By the Way, Residents Don’t Like High Taxes

Dr. Antony Davies, a member of CF’s Council of Scholars, and John Pulito add to the growing body of research showing higher state taxes drive out residents. Their new study, “Tax Rates and Migration,” finds lowering “high-income” tax thresholds, high overall state income taxes and high property taxes deplete populations.

Often known as “millionaire taxes,” states lower personal income tax thresholds to include more than millionaires in the highest bracket. For instance, anyone in Arizona who makes $150,000 or more a year pays the highest level of income tax, in Ohio it is $200,000. The evidence suggests people tend to leave states that lower “high-income” tax thresholds, the same way they leave states that raise tax rates. Pennsylvania does not have tax thresholds because the state levies a flat 3.07 percent personal income tax, but seven states don’t even have a state personal income tax.

However, Pennsylvania is a large offender in the property tax category. Property taxes have skyrocketed, increasing by $2.1 billion, or 26 percent, from 2004 to 2008—exceeding both inflation and student enrollment.
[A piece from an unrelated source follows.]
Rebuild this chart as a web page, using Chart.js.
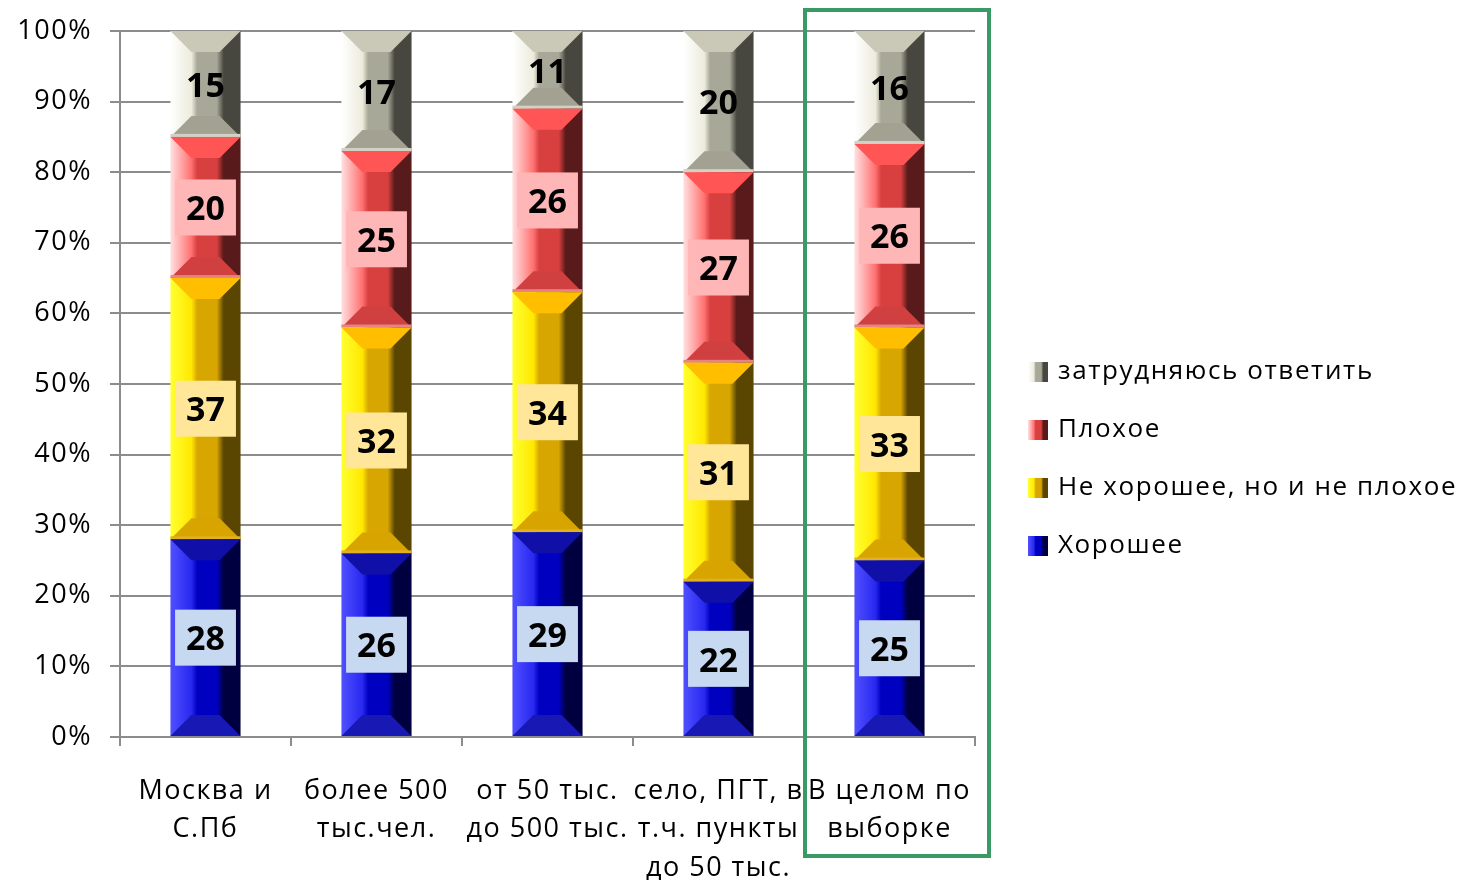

The authors find property tax rates have a greater effect on out-migration than high-income tax rates.

For example, a one percentage point increase in the property-tax differential between two states has almost three times the effect on migration as does a one percentage point increase in the difference in high-income tax rates.

High levels of local and state taxation combined with heavy business taxation are a major reason Pennsylvania is losing residents to other states.